The tank is a standard Perfecto 5.5 gallon that I had originally bought an used as a hospital tank. It sat for months unused, as I keep clean aquariums with excellent water parameters and have not had any sick fish since I originally setup my 55 gallon last year. I decided that Shellies were cool when I first saw them, and jumped on the chance to buy some Ocellatus 'Gold' at my LFS.

The dimensions are 16" L x 9.5" W x 10" H. This is a standard footprint.

It has a Perfecto Fluorescent Hood, which ran me about $35 (about 3x times the cost of the tank itself!).

I'm using a 25 watt Stealth heater, which is perfect size and as consistent as the other 3 Stealth heaters I use.

A small Tetra airpump provides air for the filter. I still swear by these airpumps, and for the price, you really can't beat their proven performance and very low sound output.

The filtration is performed using a LFS Excell sponge filter, however you can see that I have an ATI Hydro-Sponge II filter seasoning and building up bacteria colony sitting in the tank. This filter will soon replace the Excell filter. The Hydro-Filter I is rated at 10 gallons while the Hydro-Sponge II is capable of 20 gallons. I chose the Hydro-Sponge II over the Hydro-Sponge I because it has a 1" smaller sponge diameter (but is 2" taller) allowing for more floor space in the aquarium.

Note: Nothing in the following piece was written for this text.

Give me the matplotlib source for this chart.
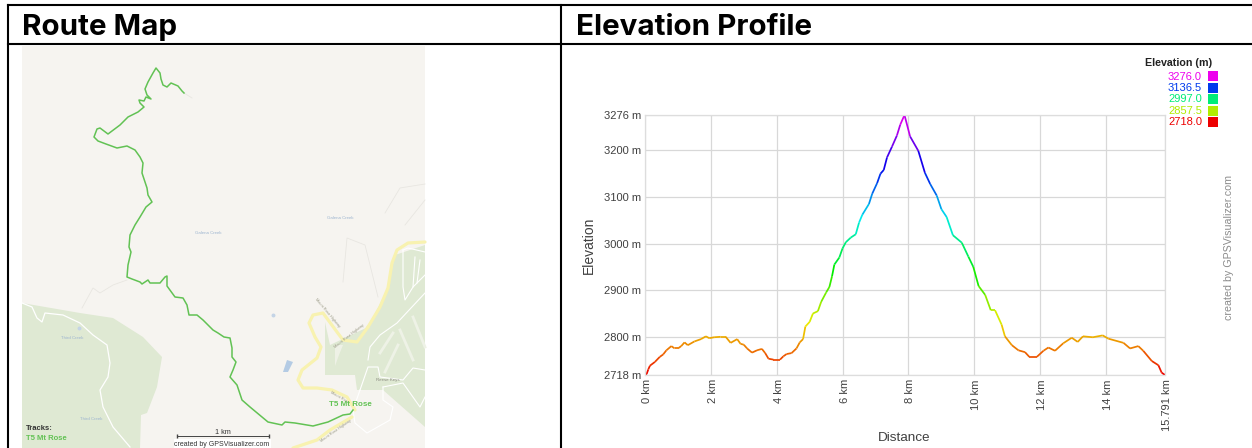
import matplotlib

matplotlib.use("Agg")
import colorsys

import matplotlib.pyplot as plt
import numpy as np
from matplotlib.collections import LineCollection
from matplotlib.colors import ListedColormap, Normalize
from matplotlib.transforms import ScaledTranslation

W, H = 1252, 448

# elevation profile
distance_km = [
    0, 0.05, 0.1, 0.15, 0.3, 0.45, 0.55, 0.65, 0.8, 0.9, 1.0, 1.1, 1.2, 1.3, 1.5, 1.7,
    1.85, 1.95, 2.1, 2.3, 2.45, 2.6, 2.8, 2.9, 3.0, 3.1, 3.25, 3.4, 3.55, 3.65, 3.75,
    3.9, 4.1, 4.2, 4.3, 4.45, 4.6, 4.7, 4.8, 4.87, 5.0, 5.1, 5.25, 5.35, 5.5, 5.6,
    5.68, 5.75, 5.9, 6.0, 6.1, 6.25, 6.4, 6.5, 6.6, 6.8, 6.9, 7.05, 7.15, 7.25, 7.35,
    7.5, 7.65, 7.75, 7.88, 8.05, 8.3, 8.5, 8.66, 8.86, 9.0, 9.16, 9.35, 9.62, 9.82,
    9.97, 10.13, 10.33, 10.5, 10.63, 10.83, 10.93, 11.14, 11.34, 11.54, 11.67, 11.9,
    12.1, 12.25, 12.45, 12.7, 12.96, 13.14, 13.3, 13.6, 13.9, 14.07, 14.53, 14.73,
    14.98, 15.13, 15.39, 15.59, 15.69, 15.791,
]
elevation_m = [
    2718, 2720, 2730, 2738, 2746, 2757, 2762, 2771, 2780, 2775, 2775, 2780, 2788, 2782,
    2790, 2795, 2801, 2797, 2799, 2800, 2800, 2787, 2795, 2785, 2783, 2775, 2766, 2771,
    2774, 2765, 2753, 2751, 2751, 2758, 2763, 2765, 2775, 2788, 2795, 2822, 2832, 2850,
    2855, 2875, 2895, 2907, 2930, 2955, 2970, 2990, 3003, 3013, 3020, 3045, 3062, 3085,
    3107, 3130, 3150, 3158, 3185, 3208, 3232, 3255, 3276, 3230, 3199, 3152, 3128, 3103,
    3074, 3057, 3018, 3002, 2972, 2950, 2909, 2890, 2857, 2857, 2826, 2801, 2782, 2771,
    2767, 2757, 2757, 2770, 2777, 2770, 2786, 2798, 2789, 2801, 2799, 2803, 2796, 2787,
    2775, 2780, 2770, 2748, 2739, 2723, 2718,
]
x_ticks = [0, 2, 4, 6, 8, 10, 12, 14, 15.791]
x_labels = ["0 km", "2 km", "4 km", "6 km", "8 km", "10 km", "12 km", "14 km", "15.791 km"]
y_ticks = [2718, 2800, 2900, 3000, 3100, 3200, 3276]
y_labels = ["2718 m", "2800 m", "2900 m", "3000 m", "3100 m", "3200 m", "3276 m"]
legend_values = [3276.0, 3136.5, 2997.0, 2857.5, 2718.0]

# map features, in image pixels
route_x = [
    184, 182, 178, 171, 167, 163, 161, 160, 156, 153, 148, 145, 147, 151, 146, 144, 139,
    140, 144, 138, 128, 120, 108, 100, 97, 94, 98, 106, 117, 127, 135, 140, 143, 142,
    147, 148, 152, 146, 140, 135, 130, 129, 131, 128, 127, 132, 140, 142, 148, 150, 160,
    165, 167, 167, 175, 183, 187, 189, 197, 203, 213, 218, 224, 230, 232, 232, 236, 233,
    230, 237, 242, 250, 262, 268, 282, 285, 295, 313, 328, 343, 350, 353,
]
route_y = [
    93, 91, 86, 83, 87, 85, 79, 73, 68, 73, 82, 89, 95, 99, 97, 101, 100, 103, 107, 112,
    117, 125, 134, 128, 129, 137, 141, 144, 148, 146, 150, 157, 163, 173, 188, 195, 202,
    207, 217, 225, 235, 247, 252, 265, 277, 279, 282, 284, 280, 283, 283, 277, 276, 286,
    297, 298, 305, 315, 315, 320, 330, 333, 337, 338, 348, 357, 362, 370, 377, 385, 400,
    407, 417, 422, 425, 422, 423, 426, 422, 415, 414, 410,
]
highway_x = [425, 408, 397, 392, 388, 380, 368]
highway_y = [242, 243, 250, 263, 288, 307, 327]
highway2_x = [368, 357, 343, 337, 323, 313, 309, 315, 321, 317, 302, 298, 303, 317, 332, 347, 355]
highway2_y = [327, 342, 340, 332, 313, 315, 323, 337, 347, 358, 370, 380, 388, 388, 390, 397, 410]
highway3_x = [352, 330, 317, 293]
highway3_y = [417, 430, 440, 448]
forest_x = [22, 80, 113, 143, 162, 157, 147, 141, 140, 22]
forest_y = [303, 313, 318, 337, 357, 387, 413, 415, 448, 448]
resort_x = [325, 330, 368, 388, 395, 425, 425, 383, 357, 355, 325]
resort_y = [322, 345, 327, 288, 255, 245, 427, 390, 390, 375, 375]
creek_road_x = [22, 32, 37, 42, 45, 63, 80, 93, 107, 110, 108, 100, 103, 113, 130]
creek_road_y = [303, 307, 318, 322, 313, 315, 323, 335, 345, 363, 377, 390, 407, 427, 447]
ski_roads = [
    ([403, 408, 425], [250, 248, 252]),
    ([403, 403, 405, 413, 425], [250, 287, 300, 287, 275]),
    ([415, 413], [257, 287]),
    ([420, 417], [260, 283]),
    ([368, 370, 380, 397, 425], [360, 347, 335, 323, 293]),
    ([360, 368, 378, 380, 403, 413, 425], [390, 367, 367, 377, 380, 368, 370]),
    ([360, 353, 355, 367, 390, 393, 383, 383], [390, 410, 423, 433, 420, 407, 400, 387]),
    ([383, 403, 420, 425], [387, 383, 407, 397]),
]
ski_runs = [
    ([380, 393], [353, 333]),
    ([400, 413], [330, 360]),
    ([413, 425], [317, 347]),
    ([385, 398], [372, 345]),
]
trails = [
    ([184, 192], [93, 98]),
    ([385, 400, 425], [213, 188, 184]),
    ([405, 425], [225, 200]),
    ([127, 113, 100, 93, 82], [280, 285, 293, 288, 308]),
    ([343, 347, 365, 378], [282, 238, 245, 297]),
]
lake_x = [287, 293, 288, 283]
lake_y = [360, 362, 372, 372]
creek_labels = [
    (340, 218, "Galena Creek"),
    (208, 233, "Galena Creek"),
    (72, 338, "Third Creek"),
    (91, 419, "Third Creek"),
]
highway_labels = [
    (327, 313, -50, "Mount Rose Highway"),
    (349, 336, 38, "Mount Rose Highway"),
    (340, 397, -30, "Mount Rose"),
    (336, 431, 35, "Mount Rose Highway"),
]

ROUTE_GREEN = "#62c254"
TEXT_GREY = "#404040"
ARIAL = "Liberation Sans"


def elevation_color(value):
    # hue runs from red at the bottom to magenta at the top
    hue = (value - 2718.0) / (3276.0 - 2718.0) * 5 / 6
    return colorsys.hsv_to_rgb(hue, 1.0, 0.93)


def draw_table(ax):
    ax.plot([7.5, W], [5, 5], color="black", lw=1.5)
    ax.plot([7.5, W], [44.5, 44.5], color="black", lw=1.5)
    ax.plot([7.5, 7.5], [5, H], color="black", lw=1.5)
    ax.plot([561, 561], [5, H], color="black", lw=1.5)
    for x, title in [(22, "Route Map"), (576, "Elevation Profile")]:
        ax.text(x, 27.5, title, fontsize=21.3, fontweight="bold", family="Inter", va="center")


def draw_map(ax):
    ax.fill([22, 425, 425, 22], [46, 46, H, H], color="#f6f4f0", lw=0)
    ax.fill(forest_x, forest_y, color="#dfe9d3", lw=0)
    ax.fill(resort_x, resort_y, color="#dfe9d3", lw=0)
    ax.fill([335, 343, 339, 335], [345, 345, 355, 366], color="#eef1e6", lw=0)
    ax.fill(lake_x, lake_y, color="#b4cbe4", lw=0)
    ax.scatter([79, 273], [328, 315], s=8, marker="o", color="#c4d4e6", linewidths=0)
    for xs, ys in trails:
        ax.plot(xs, ys, color="#e8e6e1", lw=0.6)
    for xs, ys in ski_runs:
        ax.plot(xs, ys, color="#eef2e6", lw=2.0)
    for xs, ys in ski_roads:
        ax.plot(xs, ys, color="white", lw=0.8)
    ax.plot(creek_road_x, creek_road_y, color="white", lw=0.9)
    for xs, ys in [(highway_x, highway_y), (highway2_x, highway2_y), (highway3_x, highway3_y)]:
        ax.plot(xs, ys, color="#f8f2b0", lw=2.3, solid_capstyle="round")
    ax.plot(route_x, route_y, color=ROUTE_GREEN, lw=1.1)

    for x, y, label in creek_labels:
        ax.text(x, y, label, fontsize=3.2, color="#9db5d0", family=ARIAL, ha="center", va="center")
    for x, y, rot, label in highway_labels:
        ax.text(x, y, label, fontsize=2.8, color="#9a9a86", family=ARIAL, rotation=rot,
                ha="center", va="center")
    ax.text(388, 380, "Reese Keys", fontsize=3.2, color="#8a8a80", family=ARIAL, ha="center", va="center")

    ax.text(26, 429, "Tracks:", fontsize=5.5, fontweight="bold", color="#333333", family=ARIAL, va="center")
    ax.text(26, 438, "T5 Mt Rose", fontsize=5.5, fontweight="bold", color=ROUTE_GREEN, family=ARIAL, va="center")
    ax.text(350, 404, "T5 Mt Rose", fontsize=5.8, fontweight="bold", color=ROUTE_GREEN, family=ARIAL,
            ha="center", va="center")

    ax.plot([177, 269], [436, 436], color="#444444", lw=0.7, marker="|", ms=2.5)
    ax.text(223, 432, "1 km", fontsize=5.2, color="#333333", family=ARIAL, ha="center", va="center")
    ax.fill([174, 271, 271, 174], [439, 439, H, H], color="white", lw=0)
    ax.text(222, 444, "created by GPSVisualizer.com", fontsize=5, color="#333333", family=ARIAL,
            ha="center", va="center")


def draw_legend(ax):
    ax.text(1179, 63, "Elevation (m)", fontsize=7.7, color="#222222", fontweight="bold", family=ARIAL,
            ha="center", va="center")
    for i, value in enumerate(legend_values):
        y = 76.5 + i * 11.4
        color = elevation_color(value)
        ax.text(1202, y, f"{value:.1f}", fontsize=8, color=color, family=ARIAL, ha="right", va="center")
        ax.scatter([1212.5], [y], s=42, marker="s", color=color, linewidths=0)


def draw_profile(fig):
    ax = fig.add_axes([645 / W, 1 - 375 / H, (1165 - 645) / W, (375 - 115) / H])
    ax.patch.set_alpha(0)

    x = np.array(distance_km)
    y = np.array(elevation_m)
    points = np.column_stack([x, y])
    segments = np.stack([points[:-1], points[1:]], axis=1)
    mids = (y[:-1] + y[1:]) / 2
    table = [elevation_color(v) for v in np.linspace(2718, 3276, 256)]
    lines = LineCollection(segments, cmap=ListedColormap(table), norm=Normalize(2718, 3276), lw=1.25)
    lines.set_array(mids)
    ax.add_collection(lines)

    ax.set_xlim(0, 15.791)
    ax.set_ylim(2718, 3276)
    ax.set_xticks(x_ticks, x_labels, rotation=90, fontsize=8, color=TEXT_GREY, family=ARIAL)
    ax.set_yticks(y_ticks, y_labels, fontsize=8, color=TEXT_GREY, family=ARIAL)
    ax.tick_params(length=0, pad=3)
    ax.grid(True, color="#d8d8d8", lw=0.9)
    ax.set_axisbelow(True)
    for spine in ax.spines.values():
        spine.set_color("#dddddd")
        spine.set_linewidth(0.9)

    # rotated labels sit a little left of their tick otherwise
    shift = ScaledTranslation(2 / 100, 0, fig.dpi_scale_trans)
    for label in ax.get_xticklabels():
        label.set_transform(label.get_transform() + shift)


def main():
    fig = plt.figure(figsize=(W / 100, H / 100), dpi=100, facecolor="white")
    page = fig.add_axes([0, 0, 1, 1])
    page.set_xlim(0, W)
    page.set_ylim(H, 0)
    page.axis("off")

    draw_map(page)
    draw_table(page)
    draw_legend(page)
    draw_profile(fig)

    page.text(589, 245, "Elevation", fontsize=10, color=TEXT_GREY, family=ARIAL, rotation=90,
              ha="center", va="center")
    page.text(904, 438, "Distance", fontsize=9.7, color=TEXT_GREY, family=ARIAL, ha="center", va="center")
    page.text(1228.5, 247, "created by GPSVisualizer.com", fontsize=7.7, color="#8c8c8c", family=ARIAL,
              rotation=90, ha="center", va="center")

    fig.savefig("out.png", dpi=100)
    plt.close(fig)


if __name__ == "__main__":
    main()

Hydro-Sponge I - 2" T x 3 3/4" W
Hydro-Sponge II - 4" T x 2 3/4" W

As with Frank Mueller, I am a huge fan of these filters. An airstone can be added inside the filter, which I think actually helps the filtration of the unit and definitely improves aeration in the tank. I filter my 40 gallon breeder using two Hydro-Sponge I filters. Even though the Hydro-Sponge I filter is only rated for up to 10 gallons, the two Hydro Sponge II filters keeps my 40 gallon at perfect water parameters.

The tank is using pool filter sand as the substrate, Escargot shells that I ordered from France (they were considerably cheaper shipping them over from Europe than buying them locally or domestically...go figure!). I've also added a chunk of sandstone I found in a creekbed.

I'm currently keeping 4 Ocellatus 'Gold' in the setup. 2 are still juvies, and the other 2 have not paired off yet. I am still unsure of the sex of the remaining fish although I suspect they are females. Three males were removed from this tank and are currently located in my 40 gallon tank elsewhere. I did experience some severe aggression with these fish (described here: http://www.cichlid-forum.com/phpBB/view ... p?t=194373 )

With all this being said, I can't really suggest this for housing more than a pair of shell dwellers. I have experienced too much aggression in a tank this size, and even witnessed pairs un-pair when placed in this tank. The 4 fish occupying this tank do fine now and are a lot of fun to watch, but I really don't know what will happen as the juvies age. I think one pair would be fine, but not a community.

I am in the process of locating a 5 gallon (half 10 gallon) like fmueller's and will be switching to Multies in hopes of forming a colony.


----------



## jbr230 (Sep 23, 2007)

nice tank! this is pretty much how i want to setup mine  goodluck on finding multies, but i think they would do better in a bigger tank than a half 10g. have a larger colony in a larger tank.

- jb


----------



## football mom (Feb 19, 2006)

I agree that multis would do better in a larger tank, if only for the reason they will soon fill the tank with their off spring. My 15 L is swarming with fish after only a few months!


----------